---------- Data supplied ----------

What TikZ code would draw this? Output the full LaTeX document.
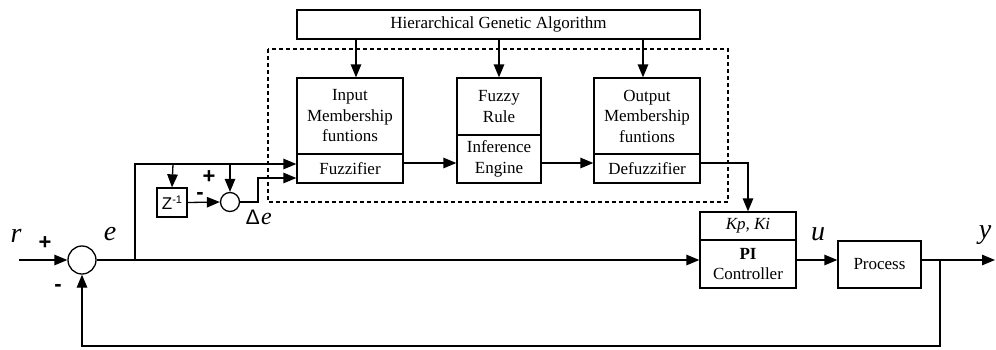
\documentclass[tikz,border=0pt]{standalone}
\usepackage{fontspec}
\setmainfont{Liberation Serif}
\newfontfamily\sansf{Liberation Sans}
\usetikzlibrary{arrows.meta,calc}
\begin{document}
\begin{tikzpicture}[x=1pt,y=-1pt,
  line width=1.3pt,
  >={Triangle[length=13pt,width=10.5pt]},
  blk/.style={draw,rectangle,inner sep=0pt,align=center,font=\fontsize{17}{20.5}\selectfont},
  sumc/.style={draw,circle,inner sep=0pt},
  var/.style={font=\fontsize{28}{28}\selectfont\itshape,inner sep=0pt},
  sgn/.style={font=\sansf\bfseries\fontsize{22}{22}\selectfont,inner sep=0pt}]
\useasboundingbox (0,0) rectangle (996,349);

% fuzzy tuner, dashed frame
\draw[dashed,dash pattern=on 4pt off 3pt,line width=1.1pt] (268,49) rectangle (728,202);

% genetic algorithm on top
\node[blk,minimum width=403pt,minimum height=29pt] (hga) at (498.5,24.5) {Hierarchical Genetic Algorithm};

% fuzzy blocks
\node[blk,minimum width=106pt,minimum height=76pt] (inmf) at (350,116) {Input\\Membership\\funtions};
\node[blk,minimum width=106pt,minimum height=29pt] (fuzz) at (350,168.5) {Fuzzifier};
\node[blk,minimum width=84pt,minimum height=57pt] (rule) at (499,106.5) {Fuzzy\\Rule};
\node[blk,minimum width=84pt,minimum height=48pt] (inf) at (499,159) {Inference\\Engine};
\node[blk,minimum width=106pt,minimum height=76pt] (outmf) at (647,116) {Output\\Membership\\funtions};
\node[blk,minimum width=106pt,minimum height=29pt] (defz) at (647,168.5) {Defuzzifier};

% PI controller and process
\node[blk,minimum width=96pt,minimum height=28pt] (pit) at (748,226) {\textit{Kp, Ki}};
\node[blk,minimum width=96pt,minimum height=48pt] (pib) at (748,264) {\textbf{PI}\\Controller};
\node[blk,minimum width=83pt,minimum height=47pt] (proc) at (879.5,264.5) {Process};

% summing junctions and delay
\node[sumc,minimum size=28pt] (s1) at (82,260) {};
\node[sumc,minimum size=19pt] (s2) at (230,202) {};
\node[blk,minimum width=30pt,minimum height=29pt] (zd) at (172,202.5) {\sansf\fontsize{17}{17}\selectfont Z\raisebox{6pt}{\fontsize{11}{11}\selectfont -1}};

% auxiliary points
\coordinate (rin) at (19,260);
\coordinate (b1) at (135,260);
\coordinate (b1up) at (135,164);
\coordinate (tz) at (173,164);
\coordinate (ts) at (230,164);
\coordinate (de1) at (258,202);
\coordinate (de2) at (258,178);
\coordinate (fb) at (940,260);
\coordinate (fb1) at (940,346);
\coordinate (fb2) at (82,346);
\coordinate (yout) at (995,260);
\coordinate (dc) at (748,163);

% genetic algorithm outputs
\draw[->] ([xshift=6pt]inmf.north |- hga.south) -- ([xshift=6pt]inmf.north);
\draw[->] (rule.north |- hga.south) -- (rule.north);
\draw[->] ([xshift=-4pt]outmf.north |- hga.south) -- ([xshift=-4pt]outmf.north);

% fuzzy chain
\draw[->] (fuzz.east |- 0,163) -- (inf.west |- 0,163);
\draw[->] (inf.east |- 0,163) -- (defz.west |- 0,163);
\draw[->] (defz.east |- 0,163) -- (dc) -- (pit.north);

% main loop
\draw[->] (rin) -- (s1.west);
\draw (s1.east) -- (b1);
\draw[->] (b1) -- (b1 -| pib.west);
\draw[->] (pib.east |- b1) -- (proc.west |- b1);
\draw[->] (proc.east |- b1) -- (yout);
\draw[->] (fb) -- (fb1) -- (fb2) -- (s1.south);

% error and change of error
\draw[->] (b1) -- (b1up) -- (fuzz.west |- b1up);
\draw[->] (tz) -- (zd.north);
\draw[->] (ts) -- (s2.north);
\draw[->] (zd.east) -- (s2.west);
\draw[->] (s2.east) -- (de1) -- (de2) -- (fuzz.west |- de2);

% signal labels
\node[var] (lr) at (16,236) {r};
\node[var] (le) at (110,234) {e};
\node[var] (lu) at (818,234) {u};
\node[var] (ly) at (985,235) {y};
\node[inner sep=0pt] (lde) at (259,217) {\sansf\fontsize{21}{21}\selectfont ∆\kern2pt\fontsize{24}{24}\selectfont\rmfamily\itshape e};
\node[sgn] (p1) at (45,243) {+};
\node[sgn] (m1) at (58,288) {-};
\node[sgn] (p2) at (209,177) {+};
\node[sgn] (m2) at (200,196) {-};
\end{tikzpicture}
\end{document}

----------
---------- Data supplied ----------

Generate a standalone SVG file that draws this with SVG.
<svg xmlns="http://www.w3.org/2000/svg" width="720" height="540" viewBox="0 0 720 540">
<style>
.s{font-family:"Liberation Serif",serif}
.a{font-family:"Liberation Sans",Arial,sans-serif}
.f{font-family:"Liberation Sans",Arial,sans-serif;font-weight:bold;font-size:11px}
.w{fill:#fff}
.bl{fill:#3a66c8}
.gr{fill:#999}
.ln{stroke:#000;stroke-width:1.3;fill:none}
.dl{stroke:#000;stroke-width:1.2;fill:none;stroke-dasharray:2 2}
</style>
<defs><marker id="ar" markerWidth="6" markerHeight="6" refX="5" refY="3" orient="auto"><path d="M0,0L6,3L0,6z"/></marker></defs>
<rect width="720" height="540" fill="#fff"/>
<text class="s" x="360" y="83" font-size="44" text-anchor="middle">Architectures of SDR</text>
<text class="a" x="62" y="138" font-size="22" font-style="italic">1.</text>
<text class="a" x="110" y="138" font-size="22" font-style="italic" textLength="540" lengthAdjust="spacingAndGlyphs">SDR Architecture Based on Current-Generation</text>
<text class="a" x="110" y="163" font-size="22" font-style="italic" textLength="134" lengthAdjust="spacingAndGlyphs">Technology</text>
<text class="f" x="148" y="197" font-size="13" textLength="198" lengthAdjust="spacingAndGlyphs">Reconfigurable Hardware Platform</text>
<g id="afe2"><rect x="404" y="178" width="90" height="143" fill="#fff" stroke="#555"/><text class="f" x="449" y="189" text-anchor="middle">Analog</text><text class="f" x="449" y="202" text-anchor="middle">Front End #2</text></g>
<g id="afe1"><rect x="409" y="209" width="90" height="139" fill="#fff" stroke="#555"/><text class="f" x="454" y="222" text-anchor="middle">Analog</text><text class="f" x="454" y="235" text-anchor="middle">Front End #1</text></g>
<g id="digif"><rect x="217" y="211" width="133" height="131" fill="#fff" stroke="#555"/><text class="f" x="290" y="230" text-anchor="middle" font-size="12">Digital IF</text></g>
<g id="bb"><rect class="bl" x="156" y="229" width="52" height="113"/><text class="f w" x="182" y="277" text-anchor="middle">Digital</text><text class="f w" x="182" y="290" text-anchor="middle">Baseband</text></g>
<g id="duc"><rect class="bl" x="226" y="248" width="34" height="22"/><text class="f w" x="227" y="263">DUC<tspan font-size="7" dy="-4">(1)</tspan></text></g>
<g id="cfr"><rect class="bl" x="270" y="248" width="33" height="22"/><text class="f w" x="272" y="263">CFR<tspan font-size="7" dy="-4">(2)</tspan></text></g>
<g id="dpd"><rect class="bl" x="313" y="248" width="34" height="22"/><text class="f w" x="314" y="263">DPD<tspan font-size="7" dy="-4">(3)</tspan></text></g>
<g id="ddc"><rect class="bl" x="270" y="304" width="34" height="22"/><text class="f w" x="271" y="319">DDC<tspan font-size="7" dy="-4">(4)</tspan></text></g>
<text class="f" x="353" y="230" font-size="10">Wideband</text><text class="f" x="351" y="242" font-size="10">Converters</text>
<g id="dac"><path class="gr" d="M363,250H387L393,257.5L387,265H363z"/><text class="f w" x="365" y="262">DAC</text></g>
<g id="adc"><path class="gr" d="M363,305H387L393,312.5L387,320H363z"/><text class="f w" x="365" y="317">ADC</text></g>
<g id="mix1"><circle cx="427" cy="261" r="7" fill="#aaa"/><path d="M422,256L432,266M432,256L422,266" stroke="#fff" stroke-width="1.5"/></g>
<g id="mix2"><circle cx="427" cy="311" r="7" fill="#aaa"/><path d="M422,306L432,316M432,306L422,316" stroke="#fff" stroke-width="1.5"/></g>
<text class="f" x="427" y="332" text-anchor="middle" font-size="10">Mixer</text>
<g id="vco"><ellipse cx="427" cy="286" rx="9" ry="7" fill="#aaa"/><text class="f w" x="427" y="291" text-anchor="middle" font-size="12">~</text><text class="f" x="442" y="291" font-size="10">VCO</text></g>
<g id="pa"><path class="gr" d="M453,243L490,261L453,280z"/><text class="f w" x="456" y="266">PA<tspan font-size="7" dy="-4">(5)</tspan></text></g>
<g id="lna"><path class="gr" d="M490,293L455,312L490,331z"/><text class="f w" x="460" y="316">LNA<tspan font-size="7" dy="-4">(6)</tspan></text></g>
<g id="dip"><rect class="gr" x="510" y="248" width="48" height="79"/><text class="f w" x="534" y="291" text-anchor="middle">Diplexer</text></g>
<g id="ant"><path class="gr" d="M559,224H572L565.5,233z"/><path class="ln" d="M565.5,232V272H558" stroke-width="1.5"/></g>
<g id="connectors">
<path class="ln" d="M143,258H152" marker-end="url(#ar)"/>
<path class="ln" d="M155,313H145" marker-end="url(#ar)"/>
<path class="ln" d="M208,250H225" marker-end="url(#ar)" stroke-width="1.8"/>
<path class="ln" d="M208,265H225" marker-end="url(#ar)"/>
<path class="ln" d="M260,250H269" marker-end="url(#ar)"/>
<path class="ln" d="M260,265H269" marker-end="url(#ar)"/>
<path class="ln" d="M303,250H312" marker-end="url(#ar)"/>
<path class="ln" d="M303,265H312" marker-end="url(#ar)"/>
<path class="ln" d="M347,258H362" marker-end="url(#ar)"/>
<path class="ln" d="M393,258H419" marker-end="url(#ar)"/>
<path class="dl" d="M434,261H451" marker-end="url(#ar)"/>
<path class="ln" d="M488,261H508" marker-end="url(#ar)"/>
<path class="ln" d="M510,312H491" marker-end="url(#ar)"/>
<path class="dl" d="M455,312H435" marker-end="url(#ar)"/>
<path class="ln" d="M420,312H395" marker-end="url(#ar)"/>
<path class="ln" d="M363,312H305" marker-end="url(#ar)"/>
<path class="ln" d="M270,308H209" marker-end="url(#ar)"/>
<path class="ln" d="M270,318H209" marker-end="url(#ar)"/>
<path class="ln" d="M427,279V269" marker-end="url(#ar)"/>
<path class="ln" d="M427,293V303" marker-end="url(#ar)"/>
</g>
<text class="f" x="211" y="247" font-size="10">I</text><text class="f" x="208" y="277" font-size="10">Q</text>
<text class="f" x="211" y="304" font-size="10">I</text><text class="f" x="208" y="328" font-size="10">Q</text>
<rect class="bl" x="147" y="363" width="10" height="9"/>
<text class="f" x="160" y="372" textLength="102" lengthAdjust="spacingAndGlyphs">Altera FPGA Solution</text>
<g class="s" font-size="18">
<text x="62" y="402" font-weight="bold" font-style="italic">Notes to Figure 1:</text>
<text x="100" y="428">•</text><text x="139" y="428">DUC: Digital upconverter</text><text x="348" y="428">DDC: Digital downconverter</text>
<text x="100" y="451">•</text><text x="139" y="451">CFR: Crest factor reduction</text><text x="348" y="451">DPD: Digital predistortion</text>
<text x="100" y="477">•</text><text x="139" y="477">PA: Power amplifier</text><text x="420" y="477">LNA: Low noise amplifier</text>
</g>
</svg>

----------

Short problem. Retype, word for word, only the lines from the one containing "What TikZ code" through the one containing "width=106pt,minimum height=29pt] (defz)", both included, and leave out any pictures.

Response to the task.
What TikZ code would draw this? Output the full LaTeX document.
\documentclass[tikz,border=0pt]{standalone}
\usepackage{fontspec}
\setmainfont{Liberation Serif}
\newfontfamily\sansf{Liberation Sans}
\usetikzlibrary{arrows.meta,calc}
\begin{document}
\begin{tikzpicture}[x=1pt,y=-1pt,
  line width=1.3pt,
  >={Triangle[length=13pt,width=10.5pt]},
  blk/.style={draw,rectangle,inner sep=0pt,align=center,font=\fontsize{17}{20.5}\selectfont},
  sumc/.style={draw,circle,inner sep=0pt},
  var/.style={font=\fontsize{28}{28}\selectfont\itshape,inner sep=0pt},
  sgn/.style={font=\sansf\bfseries\fontsize{22}{22}\selectfont,inner sep=0pt}]
\useasboundingbox (0,0) rectangle (996,349);

% fuzzy tuner, dashed frame
\draw[dashed,dash pattern=on 4pt off 3pt,line width=1.1pt] (268,49) rectangle (728,202);

% genetic algorithm on top
\node[blk,minimum width=403pt,minimum height=29pt] (hga) at (498.5,24.5) {Hierarchical Genetic Algorithm};

% fuzzy blocks
\node[blk,minimum width=106pt,minimum height=76pt] (inmf) at (350,116) {Input\\Membership\\funtions};
\node[blk,minimum width=106pt,minimum height=29pt] (fuzz) at (350,168.5) {Fuzzifier};
\node[blk,minimum width=84pt,minimum height=57pt] (rule) at (499,106.5) {Fuzzy\\Rule};
\node[blk,minimum width=84pt,minimum height=48pt] (inf) at (499,159) {Inference\\Engine};
\node[blk,minimum width=106pt,minimum height=76pt] (outmf) at (647,116) {Output\\Membership\\funtions};
\node[blk,minimum width=106pt,minimum height=29pt] (defz) at (647,168.5) {Defuzzifier};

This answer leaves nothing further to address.